Senator Udall says having a National Monument would help bring tourism dollars to Southern New Mexico along with creating new job opportunities, while protecting outdoor recreation activities in the region.
“Designating a national monument would put the Organ Mountains and other spectacular areas of Doña Ana County on recreation maps around the world, attracting tourists to Southern New Mexico, creating jobs and bringing in millions of dollars in tourism revenue, Udall said. “The Organ Mountains and surrounding area form a beautiful and iconic backdrop for Las Cruces and are beloved by New Mexicans.
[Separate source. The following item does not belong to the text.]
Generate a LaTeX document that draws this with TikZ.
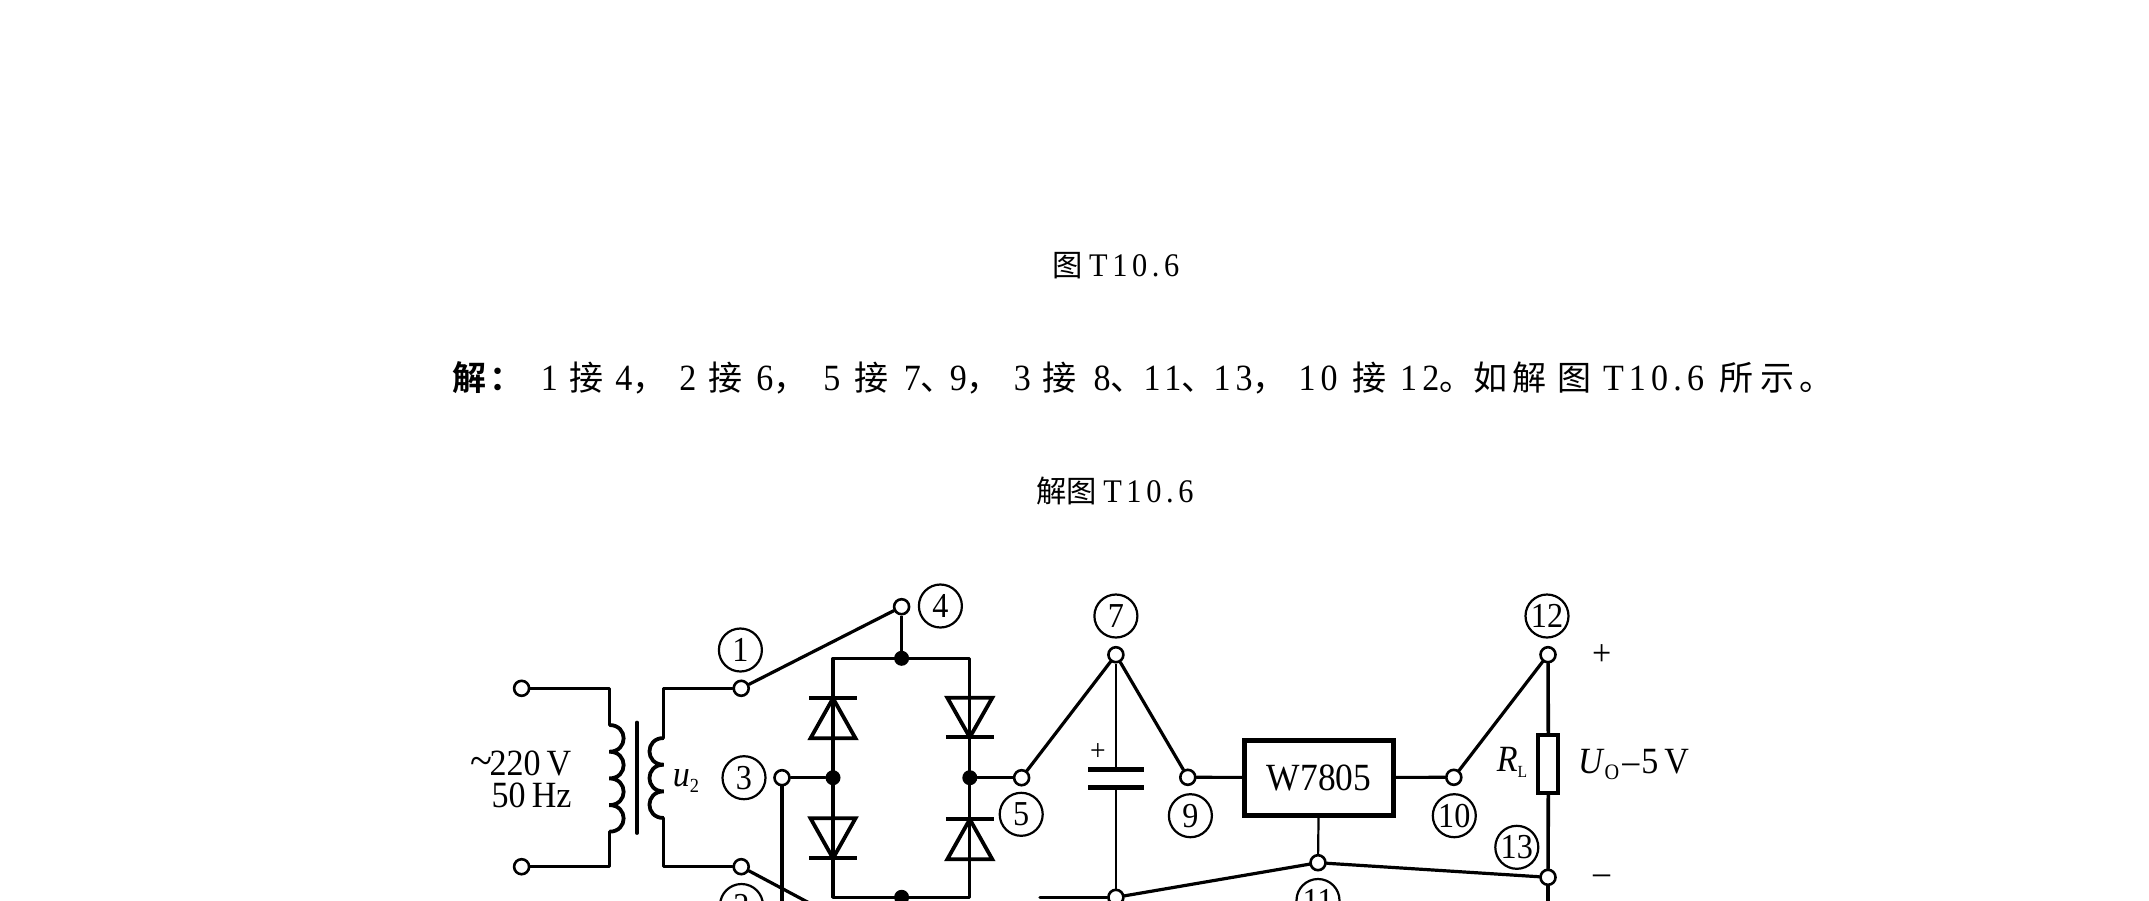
\documentclass[tikz,border=0pt]{standalone}
\usepackage{fontspec}
\setmainfont{Liberation Serif}[FakeStretch=0.92]
\newfontfamily\cjk{Noto Sans CJK SC}[BoldFont=* Bold,Scale=0.92]
\newfontfamily\spc{Liberation Serif}[LetterSpace=14,FakeStretch=0.92]
\newcommand{\seg}[2]{\makebox[#1pt][l]{#2}}
\newcommand{\hz}[1]{{\cjk #1}}
\newcommand{\ds}[1]{{\spc #1}}
\tikzset{
  wire/.style={line width=3.2pt,line cap=round,line join=round},
  thinwire/.style={line width=2.2pt},
  part/.style={line width=3.8pt,line join=miter},
  term/.style={circle,draw,line width=2.6pt,fill=white,minimum size=15pt,inner sep=0pt},
  jdot/.style={circle,fill=black,minimum size=15pt,inner sep=0pt},
  num/.style={circle,draw,line width=2.2pt,minimum size=43pt,inner sep=0pt,font=\fontsize{35}{37}\selectfont},
  lab/.style={inner sep=0pt,font=\fontsize{37}{32}\selectfont},
  coilw/.style={line width=3.8pt},
  sentence/.style={anchor=west,inner sep=0pt,font=\fontsize{37}{40}\selectfont},
  caption/.style={inner sep=0pt,font=\fontsize{33}{35}\selectfont},
}
\newcommand{\mydiode}[3]{% x, base y, bar y
  \draw[part] (#1-22.5,#2) -- (#1+22.5,#2) -- (#1,#3) -- cycle;
  \draw[part] (#1-24,#3) -- (#1+24,#3);
}
\begin{document}
\begin{tikzpicture}[x=1pt,y=-1pt]
\clip (0,0) rectangle (2149,900);
\fill[white] (0,0) rectangle (2149,900);
% texts
\node[caption] (cap1) at (1116,266) {\hz{图}\hspace{6pt}\ds{T10.6}};
\node[sentence] (line) at (452.6,378) {\seg{88}{\hz{\bfseries 解\hspace{3pt}：}}\seg{28.7}{1}\seg{45.8}{\hz{接}}\seg{64}{4\hz{，}}\seg{29}{2}\seg{48}{\hz{接}}\seg{67}{6\hz{，}}\seg{31}{5}\seg{49.6}{\hz{接}}\seg{46}{7\hz{、}}\seg{64}{9\hz{，}}\seg{29}{3}\seg{50.6}{\hz{接}}\seg{50}{8\hz{、}}\seg{70}{\ds{11}\hz{、}}\seg{85}{\ds{13}\hz{，}}\seg{53.6}{\ds{10}}\seg{48}{\hz{接}}\seg{73.6}{\ds{12}\hz{。}}\seg{38.3}{\hz{如}}\seg{45}{\hz{解}}\seg{46}{\hz{图}}\seg{116.8}{\ds{T10.6}}\seg{41}{\hz{所}}\seg{38.4}{\hz{示}}\hz{。}};
\node[caption] (cap2) at (1115,491) {\hz{解图}\hspace{6pt}\ds{T10.6}};
% terminals
\node[term] (tA) at (521.6,688.3) {};
\node[term] (tB) at (521.6,866.7) {};
\node[term] (t1) at (741.2,688.3) {};
\node[term] (t2) at (741.2,866.7) {};
\node[term] (t3) at (782,777.7) {};
\node[term] (t4) at (901.6,606.7) {};
\node[term] (t5) at (1021.6,777.7) {};
\node[term] (t7) at (1115.9,654.7) {};
\node[term] (t8) at (1115.9,897.3) {};
\node[term] (t9) at (1187.8,777.3) {};
\node[term] (t10) at (1453.8,777.3) {};
\node[term] (t11) at (1318,862.7) {};
\node[term] (t12) at (1548,654.7) {};
\node[term] (t13) at (1548,877.3) {};
% junctions
\node[jdot] (jT) at (901.6,658.3) {};
\node[jdot] (jB) at (901.6,897.3) {};
\node[jdot] (jL) at (833,777.7) {};
\node[jdot] (jR) at (969.8,777.7) {};
% number labels
\node[num] (n1) at (740.4,650) {1};
\node[num] (n2) at (741.5,905.5) {2};
\node[num] (n3) at (744,777.7) {3};
\node[num] (n4) at (940.4,606) {4};
\node[num] (n5) at (1021.2,814.3) {5};
\node[num] (n7) at (1115.9,616) {7};
\node[num] (n9) at (1190.4,815.7) {9};
\node[num] (n10) at (1454.3,815.7) {10};
\node[num] (n11) at (1318,900.5) {11};
\node[num] (n12) at (1547,616) {12};
\node[num] (n13) at (1516.8,847.3) {13};
% transformer
\coordinate (pT) at (609.4,725);
\coordinate (pB) at (609.4,831.7);
\coordinate (sT) at (663.7,738);
\coordinate (sB) at (663.7,818);
\coordinate (cT) at (637,722.3);
\coordinate (cB) at (637,833.3);
\draw[wire] (tA) -- (tA -| pT) -- (pT);
\draw[wire] (tB) -- (tB -| pB) -- (pB);
\draw[wire] (t1) -- (t1 -| sT) -- (sT);
\draw[wire] (t2) -- (t2 -| sB) -- (sB);
\draw[wire] (cT) -- (cB);
\draw[coilw] (pT)
  .. controls +(19,0) and +(19,0) .. +(0,26.7)
  .. controls +(19,0) and +(19,0) .. +(0,53.4)
  .. controls +(19,0) and +(19,0) .. +(0,80.1)
  .. controls +(19,0) and +(19,0) .. (pB);
\draw[coilw] (sT)
  .. controls +(-19,0) and +(-19,0) .. +(0,26.7)
  .. controls +(-19,0) and +(-19,0) .. +(0,53.4)
  .. controls +(-19,0) and +(-19,0) .. (sB);
% bridge
\coordinate (bTL) at (833,658.3);
\coordinate (bTR) at (969.8,658.3);
\coordinate (bBL) at (833,897.3);
\coordinate (bBR) at (969.8,897.3);
\draw[wire,line cap=butt] (bTL) -- (bTR) -- (bBR) -- (bBL) -- cycle;
\mydiode{833}{738.3}{698.3}
\mydiode{969.8}{697.7}{737.3}
\mydiode{833}{818.3}{858.3}
\mydiode{969.8}{859.3}{819.3}
% connectors
\draw[wire] (t1) -- (t4);
\draw[thinwire,line width=2.6pt] (t4) -- (jT);
\draw[wire] (t3) -- (jL);
\draw[wire] (jR) -- (t5);
\draw[wire] (t5) -- (t7);
\draw[wire] (t7) -- (t9);
\coordinate (o2) at (860,930);
\coordinate (o3) at (782,930);
\coordinate (o13) at (1548,930);
\coordinate (o8) at (1040,897.3);
\draw[wire] (t2) -- (o2);
\draw[wire] (t3) -- (o3);
\draw[wire] (t8) -- (o8);
% capacitor
\coordinate (capA) at (1115.9,769.3);
\coordinate (capB) at (1115.9,787.3);
\draw[thinwire] (t7) -- (capA);
\draw[thinwire] (capB) -- (t8);
\draw[line width=5pt] (1088,769.3) -- (1143.6,769.3);
\draw[line width=5pt] (1088,787.3) -- (1143.6,787.3);
\node[lab,font=\fontsize{30}{32}\selectfont] (capplus) at (1098,752) {+};
% regulator
\node[draw,line width=5pt,minimum width=149pt,minimum height=75pt,inner sep=0pt,
      font=\fontsize{38.5}{40}\selectfont] (reg) at (1319,777.5) {W7805};
\draw[wire] (t9) -- (reg);
\draw[wire] (reg) -- (t10);
\draw[thinwire] (reg) -- (t11);
\draw[wire] (t8) -- (t11);
\draw[wire] (t11) -- (t13);
\draw[wire] (t10) -- (t12);
% load
\node[draw,line width=4pt,fill=white,minimum width=20pt,minimum height=58pt,inner sep=0pt] (RL) at (1548.4,764) {};
\draw[wire,line width=3.6pt] (t12) -- (RL);
\draw[wire,line width=3.6pt] (RL) -- (t13);
\draw[wire,line width=3.6pt] (t13) -- (o13);
% labels
\node[lab,align=center] (src) at (521,779) {{\fontsize{44}{32}\selectfont\char`~}\hspace{-3pt}220\hspace{6pt}V\\\hspace*{21pt}50\,Hz};
\node[lab] (u2) at (686,781) {\textit{u}\raisebox{-6pt}{\fontsize{20}{20}\selectfont 2}};
\node[lab] (Rl) at (1512,762) {\textit{R}\raisebox{-6pt}{\fontsize{17}{17}\selectfont L}};
\node[lab,anchor=west] (Uo) at (1578,764) {\textit{U}\raisebox{-6pt}{\fontsize{22}{22}\selectfont O}\hspace{3pt}–\hspace{2pt}5\hspace{6pt}V};
\node[lab] (plus) at (1601.6,655.5) {+};
\node[lab] (minus) at (1601.6,880) {–};
\end{tikzpicture}
\end{document}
Our bill would help ensure local families and visitors will continue to be able to hike, hunt, and learn from the thousands of significant historic sites throughout the hills for generations to come.”
Senator Heinrich says a national monument will offer economic and tourism opportunities. The Senator says that traditions and cultural resources need to be protected to ensure a link between the past and the future.
“The Organ Mountains-Desert Peaks region offers outstanding cultural resources, tourism and recreational opportunities like hunting, hiking, and camping, and links us strongly to our past. For years, diverse coalitions in New Mexico have worked tirelessly for its permanent protection. By designating this natural treasure a national monument, a critical piece of our shared outdoor heritage will be protected for us now and for future generations of Americans to enjoy,” Heinrich said. “I look forward to working with Senator Tom Udall and communities across New Mexico to get this done.”
The bill aims to conserve land in an area stretching across the Organ, Doña Ana, Potrillo, Robledo and Uvas mountains.
The proposal also attempts to address existing grazing rights and vehicular access to 100 percent of roads leading to currently used water wells, troughs and corrals, and it enhances hunting and other outdoor recreation opportunities. It will also aim to establish watershed restoration to prevent flooding.
The proposed bill also aims to addresses border security in the region by releasing wilderness study areas within five miles of the international border, creating a buffer area for Border Patrol activities, and adding an additional road for border security purposes.